Friday, May 04, 2007


They were exciting times. We were all there. All on a mission. It was a brand new group home set up to welcome people home during one of the first waves of deinstitutionalization. Every single staff had personal reasons to be there, to be part of the movement to bring people home. They must have interviewed well because every single one of us had personal passion and a zealousness about the job that was staggering. Not only that we were as diverse as a group of white people could be ... we came from different backgrounds and differing beliefs and divergent life situations. It all added to the mix.

And did we fight. And argue. And debate. We tossed philosophical concepts around with abandon. Staff meetings were full of opinion and dissent. People with disabilities, those who lived there were oddly the subject of the debates but never actually a part of one of them. We talked about Normalization and about Integration and about Freedom.

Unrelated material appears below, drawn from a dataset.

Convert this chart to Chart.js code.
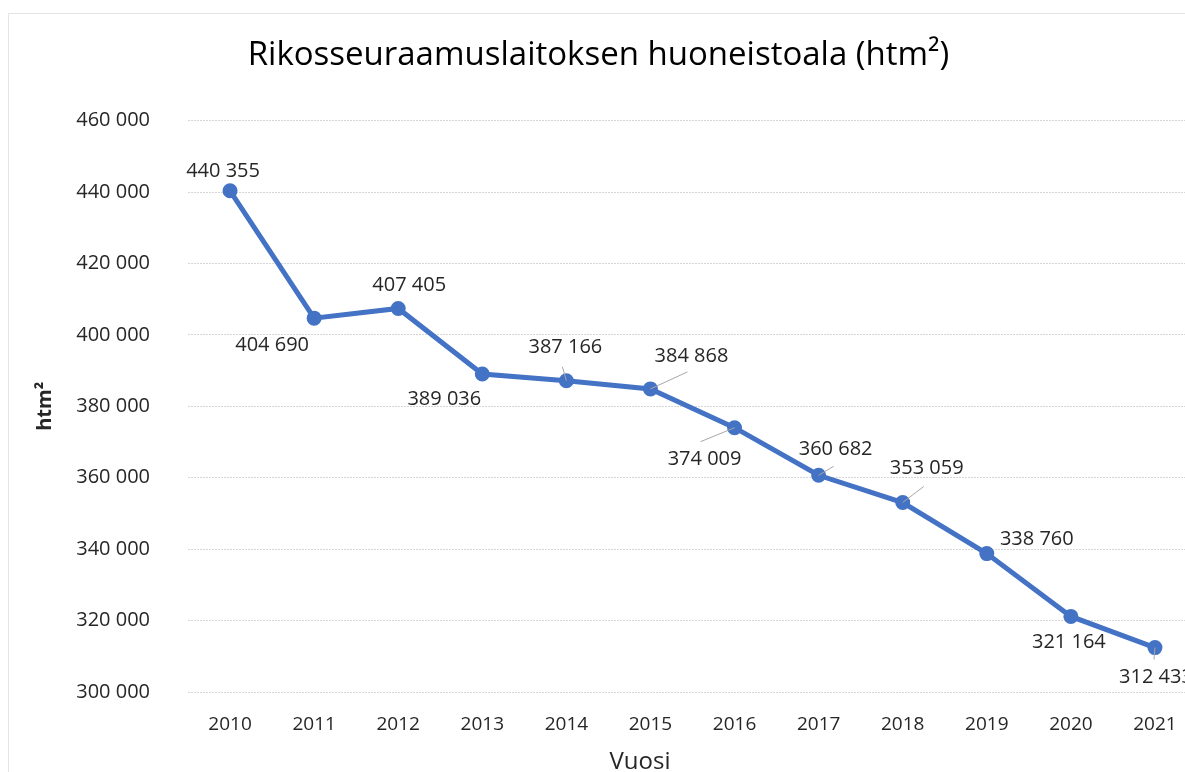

Long before Survivor ever aired we had camps and allies ... skirmishes and victories. There were those that were in and those that were out, and sometimes on various issues the alliances changed and the boundaries between groups became porous. It was fun, and healthy ... every opinion was aired, every point of view taken into consideration. We were growing as a group and as individual staff.

Then we were called in by the supervisor to a manditory - all in - meeting. We were informed that the subject of sexuality, which had been hotly debated, was closed. The answer was 'no' there would be no sexual expression allowed in the house. For weeks we had been talking about the residents right to have 'guests' in their room for 'private time' ... this was 20 years ago, we were ahead of our time we thought. Then it all collapsed, the discussion was cut short. Even those on the 'no' side were upset that management had just decided. All except one staff who, normally boisterous, was quiet.

We figured it out in the meeting and confronted her.

She was resolute. She admitted that she had been upset by the discussion and had gone to the supervisor and said that for her this was a 'workplace' issue and her rights as an 'employee' were on the line. She would be uncomfortable with the residents having sex and she felt that she would be working in a hostile environment if we adopted a liberal policy.

I was gobsmacked.

I still am, years later.

What happened to the idea of boundaries. I am me and you are you. It seems simple. What you do does not affect who I am. What I do does not affect who you are. I have a strong sense of self, I can be with people who have differing opinions and differing ideals even differing behaviours and not feel like my soul is under threat.

This should be especially true in the field of human service. To any population. I am here to create living situations where people can be who they are, who they were created to be ... I am not here to justify my values by imposing them on others.

There has to be a space between ourselves and those who we serve. A space to breathe and to differentiate.

There has to be a space between our values and our voices. Where we learn to harness ourselves for the good of others.

There has to be a space between our control and our grasp. Where we learn to subvert our inclincation to power.

I have to learn to restrain who I am, and the power that I have ... it should be a fundamental question in interviews ... how do you hold you back so that they can be freely they.

In between me and you ... there must be respect.

And, on my part, silence.

1 comment:

Eric said...

Thanks Dave for your insightful posts. I have been an admirer of your work since I saw you speak many years ago at a conference on the Oregon coast - late 80s/early 90s. I ordered your books, I Contact and I to I and have referred to them for inspiration repeatedly whenever I needed a boost.
Unfortunately, the sitation you describe in this post has happened all too often, and I know I have too been the silent one.